Davis speaks fondly about her parents. “Dad said, ‘You can be anything you want to be; you can be a doctor, you can be a lawyer.’ But when I said this [an actor] is what I want to be, he was quite worried about it, I think because we were so poor and he felt like he’d chosen the easiest thing he could possibly do, which is just rubbish, because I see how hard he works and how much science and maths and draughtsmanship and vision goes into his work.
“They always came and saw everything. Mum made costumes for me and drove me all over the place. I never wanted to leave home because I love them so much; they were like, ‘Go, go, go, go, go!’ And as soon as I earned any money I would fly them to … come and see me in theatre in London or in New York or on set, wherever.”
Davis hadn’t known any actors when she was growing up in Hobart, but that didn’t get in the way of her ambition. She would eventually study at Sydney’s prestigious National Institute of Dramatic Art. “I had every expectation that it was perfectly possible, and that it would be much easier than it is … The only reason that I still am an actor is that I was born to be an actor, and that’s all I ever, ever wanted to do. I mean, there have been other things that I’ve wanted to do, but I’ve gotten to act a lot of them: being a vet.” She laughs again; Davis played veterinarian Orla in Billy O’Brien’s 2005 science-fiction horror film Isolation.
“It’s a very complicated career and it’s a very tricky industry and even if you’re broken and hating every minute of it, it’s still the greatest joy to be someone else or be in high emotional [states] or high comedy or super-quiet stillness. I love it.”
The long-running role of Phryne Fisher would sometimes prove both a “bane of my existence” but also a “wonderful place to escape to”, Davis has previously said. “I wanted it to be a piece of genius,” she tells me. “I have very high expectations, and I don’t like being boring or repeating myself. But gosh, even though it was one of the hardest jobs that I had last year doing [Miss Fisher and] The Crypt of Tears, gosh it was just joyful to go back to someone … with that much energy and joy. It’s just like, ‘Oh, what a relief to not be in tears or in fear. Just to be brave and bold and go where no gal has ever gone before.’ ”
Her role in the grief allegory horror film The Babadook was lauded by critics but emotionally draining, although she would work for Jennifer Kent again “in a heartbeat”: “I would have to say, being terrified is one of the most exhausting experiences your body can go through. For days on end it’s, like, wipeout.”

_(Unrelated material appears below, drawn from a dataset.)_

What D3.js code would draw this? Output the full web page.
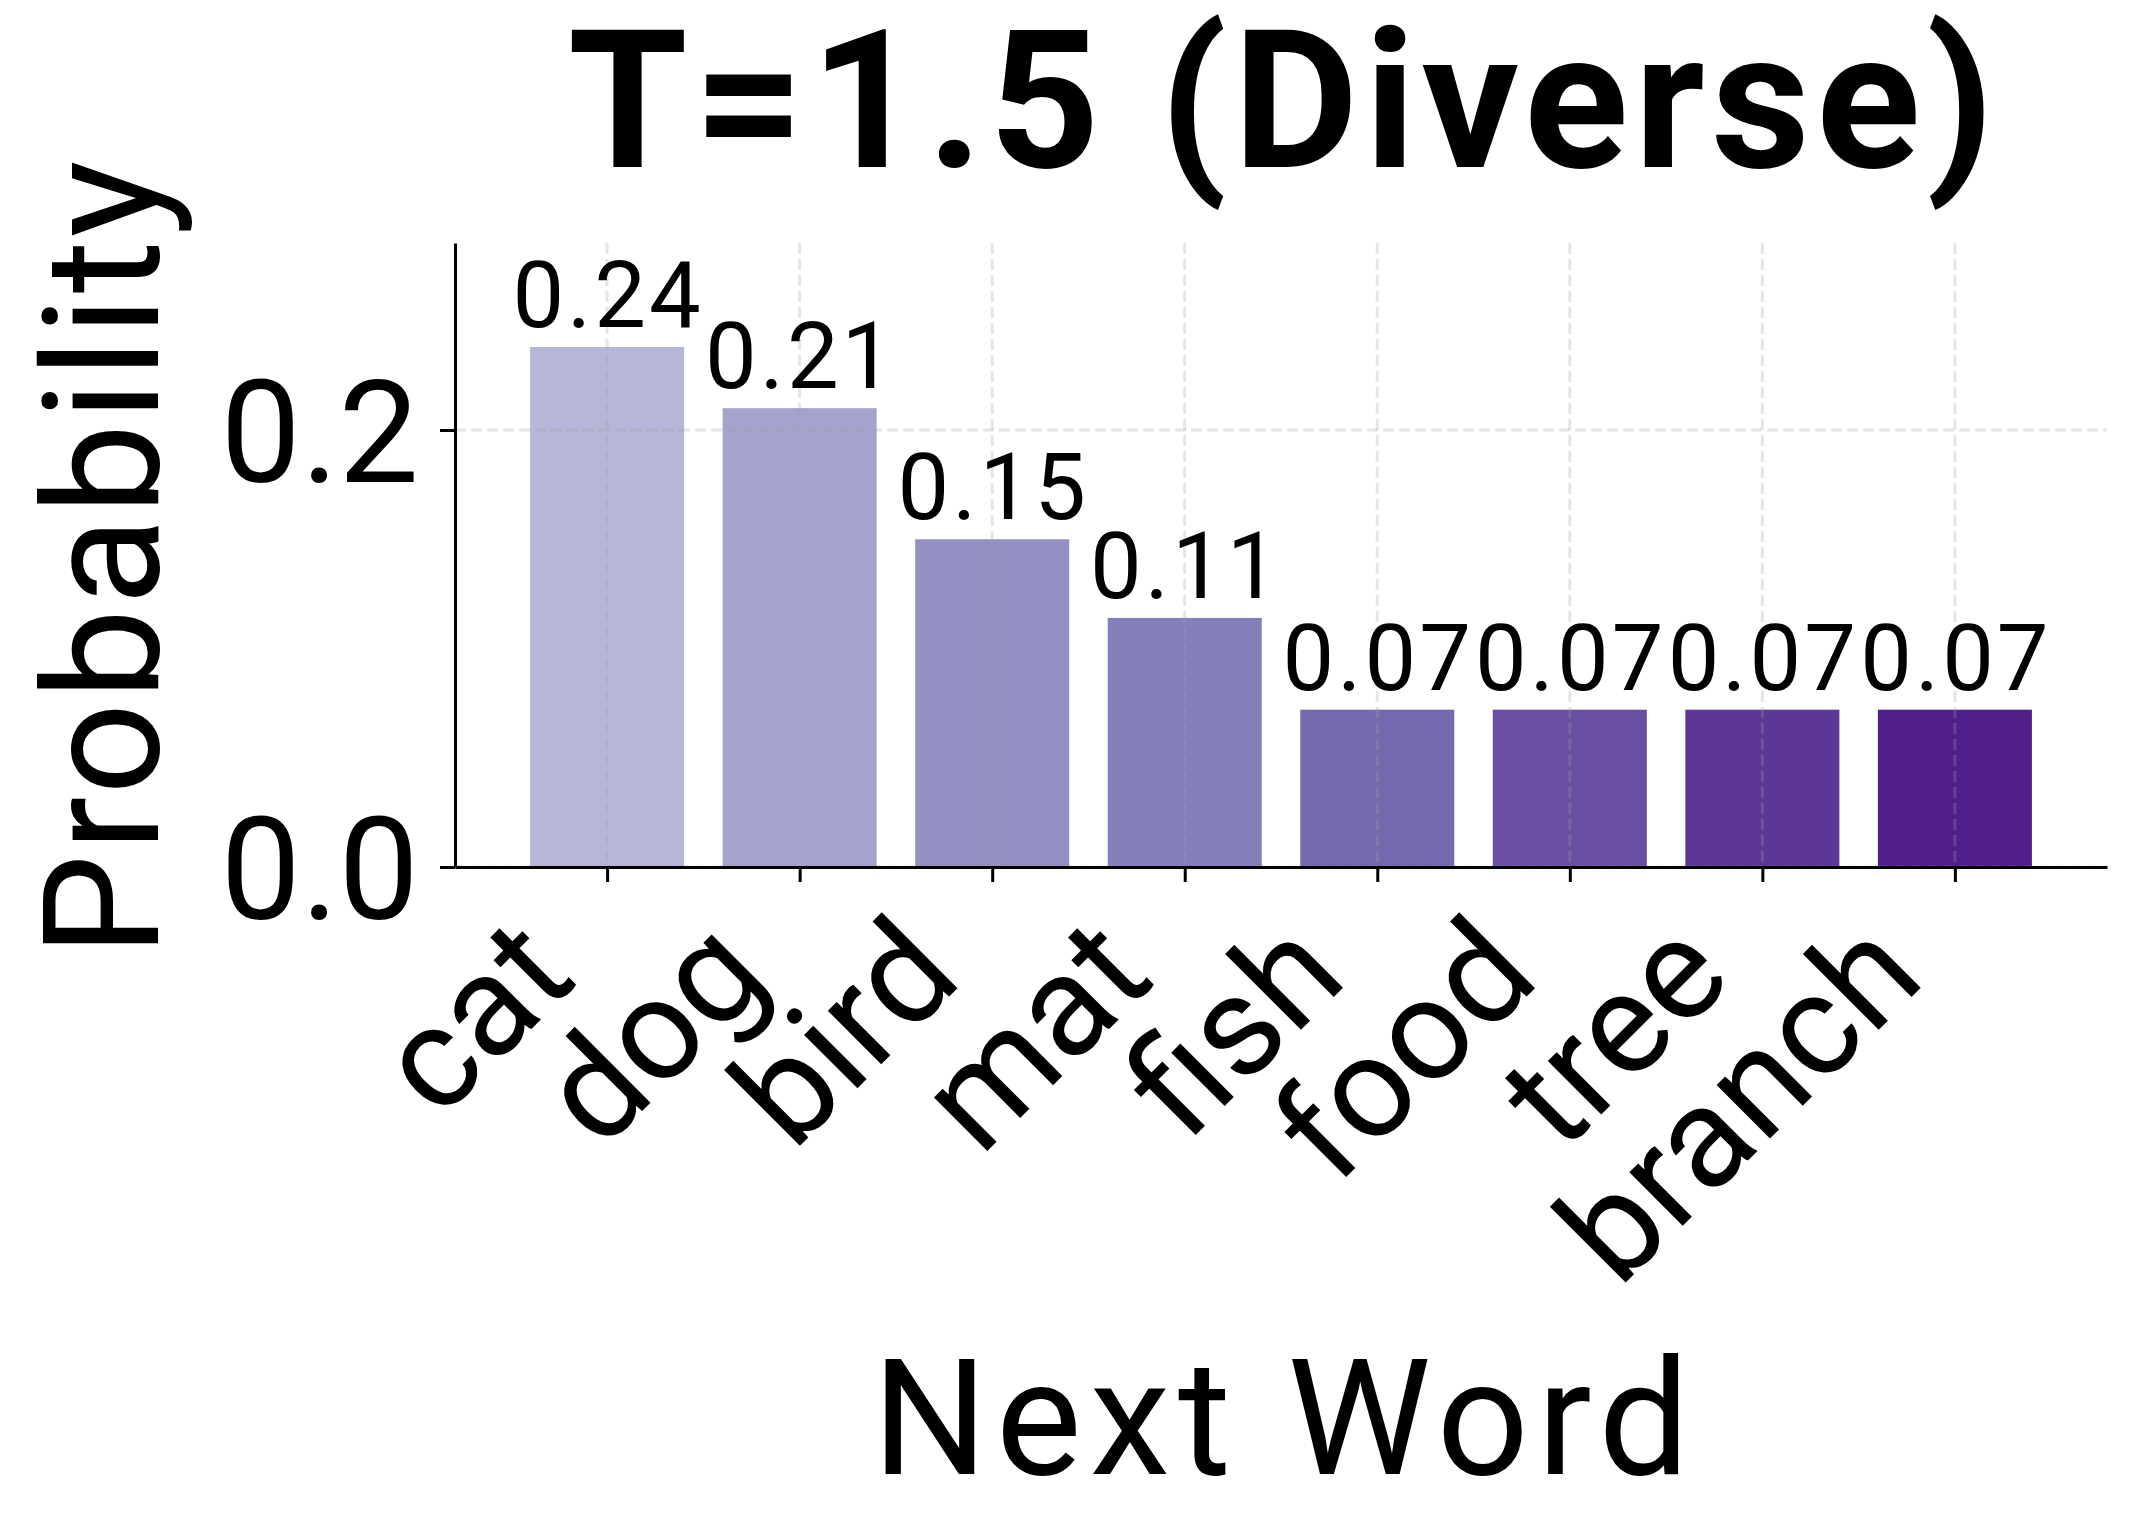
<!DOCTYPE html>
<html>
<head>
<meta charset="utf-8">
<script src="https://cdn.jsdelivr.net/npm/d3@7"></script>
<style>
  body { margin: 0; background: #ffffff; }
  svg { display: block; }
  text { font-family: Roboto, "Noto Sans", sans-serif; fill: #000; }
</style>
</head>
<body>
<div id="display"></div>
<script>
// ------- data ---------------------------------

var words = ["cat", "dog", "bird", "mat", "fish", "food", "tree", "branch"];
var probs = [0.238, 0.210, 0.150, 0.114, 0.072, 0.072, 0.072, 0.072];
var y_ticks = [0.0, 0.2];
var title_text = "T=1.5 (Diverse)";
var x_title = "Next Word";
var y_title = "Probability";

// Purples, sampled light to dark
var bar_colors = ["#b6b6d8", "#a5a2cd", "#9490c3", "#837fbb",
                  "#7568af", "#694fa2", "#5c3796", "#501f8b"];

// ------- setup -----------

var W = 2134, H = 1534;
// plot box (note: "top" is taken by window.top, so m_ prefix)
var m_left = 455, m_right = 2107, m_top = 243, m_bottom = 867;

var svg = d3.select("#display").append("svg")
  .attr("width", W)
  .attr("height", H);

var x = d3.scaleLinear()
  .domain([-0.4 - 0.39, words.length - 0.6 + 0.39])
  .range([m_left, m_right]);

var y = d3.scaleLinear()
  .domain([0, d3.max(probs) * 1.2])
  .range([m_bottom, m_top]);

var barw = 0.8;

// ------- bars -----------

svg.append("g").selectAll("rect")
  .data(probs)
  .enter().append("rect")
  .attr("x", function(d, i) { return x(i - barw / 2); })
  .attr("width", function(d, i) { return x(i + barw / 2) - x(i - barw / 2); })
  .attr("y", function(d) { return y(d); })
  .attr("height", function(d) { return y(0) - y(d); })
  .attr("fill", function(d, i) { return bar_colors[i]; });

// grid sits above the bars, like matplotlib's default
var grid = svg.append("g")
  .attr("stroke", "#a0a0a0")
  .attr("stroke-opacity", 0.28)
  .attr("stroke-width", 3)
  .attr("stroke-dasharray", "11,5");

grid.selectAll("line.v")
  .data(d3.range(words.length))
  .enter().append("line")
  .attr("x1", function(d) { return x(d); })
  .attr("x2", function(d) { return x(d); })
  .attr("y1", m_top)
  .attr("y2", m_bottom);

grid.selectAll("line.h")
  .data(y_ticks)
  .enter().append("line")
  .attr("x1", m_left)
  .attr("x2", m_right)
  .attr("y1", function(d) { return y(d); })
  .attr("y2", function(d) { return y(d); });

// value labels
var fmt = d3.format(".2f");
svg.append("g").selectAll("text")
  .data(probs)
  .enter().append("text")
  .attr("x", function(d, i) { return x(i) + 1; })
  .attr("y", function(d) { return y(d) - 20; })
  .attr("text-anchor", "middle")
  .style("font-size", "92px")
  .style("letter-spacing", "3px")
  .text(function(d) { return fmt(d); });

// ------- axes -----------

var xaxis = svg.append("g")
  .attr("transform", "translate(0," + m_bottom + ")")
  .call(d3.axisBottom(x)
    .tickValues(d3.range(words.length))
    .tickFormat(function(i) { return words[i]; })
    .tickSize(15)
    .tickSizeOuter(0));

xaxis.selectAll("text")
  .attr("text-anchor", "end")
  .attr("dy", null)
  .attr("y", 0)
  .attr("transform", "translate(-28,114) rotate(-45)")
  .style("font-size", "143px");

var yaxis = svg.append("g")
  .attr("transform", "translate(" + m_left + ",0)")
  .call(d3.axisLeft(y)
    .tickValues(y_ticks)
    .tickFormat(d3.format(".1f"))
    .tickSize(15)
    .tickSizeOuter(0));

yaxis.selectAll("text")
  .attr("x", -36)
  .attr("dy", "0.36em")
  .style("font-size", "143px");

svg.selectAll(".domain, .tick line")
  .attr("stroke", "#000")
  .attr("stroke-width", 3);

// ------- titles -----------

svg.append("text")
  .attr("x", (m_left + m_right) / 2 + 3)
  .attr("y", 167)
  .attr("text-anchor", "middle")
  .style("font-size", "193px")
  .style("font-weight", "bold")
  .style("letter-spacing", "6px")
  .text(title_text);

svg.append("text")
  .attr("x", (m_left + m_right) / 2 + 4)
  .attr("y", 1474)
  .attr("text-anchor", "middle")
  .style("font-size", "162px")
  .style("letter-spacing", "8px")
  .text(x_title);

svg.append("text")
  .attr("transform", "translate(158," + ((m_top + m_bottom) / 2 + 2) + ") rotate(-90)")
  .attr("text-anchor", "middle")
  .style("font-size", "162px")
  .style("letter-spacing", "3px")
  .text(y_title);
</script>
</body>
</html>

Davis, Kurzel and their daughters were living in Hobart during her blush of Australian work, but their bases have also included London. This has meant Davis has had to be as multiskilled in life as in her art – neither of which is ever short of stimulating, even if the combined impact edges out relaxation.
“There is no time to decompress. I’m with my family all the time, so that’s, you know, life. Other people are more important, always. There’s always someone [who] needs looking after more than I do. So, I’ll just fall in a heap and crumple and cry. I go,” Davis lets out a deep moan that is best transcribed as: “eyeyiyaaaaaraaahaaHAA”.
Her voice returns to its normal pitch: “… have too much wine and then get up and do it again!” Davis smiles, and another booming laugh proves all too infectious.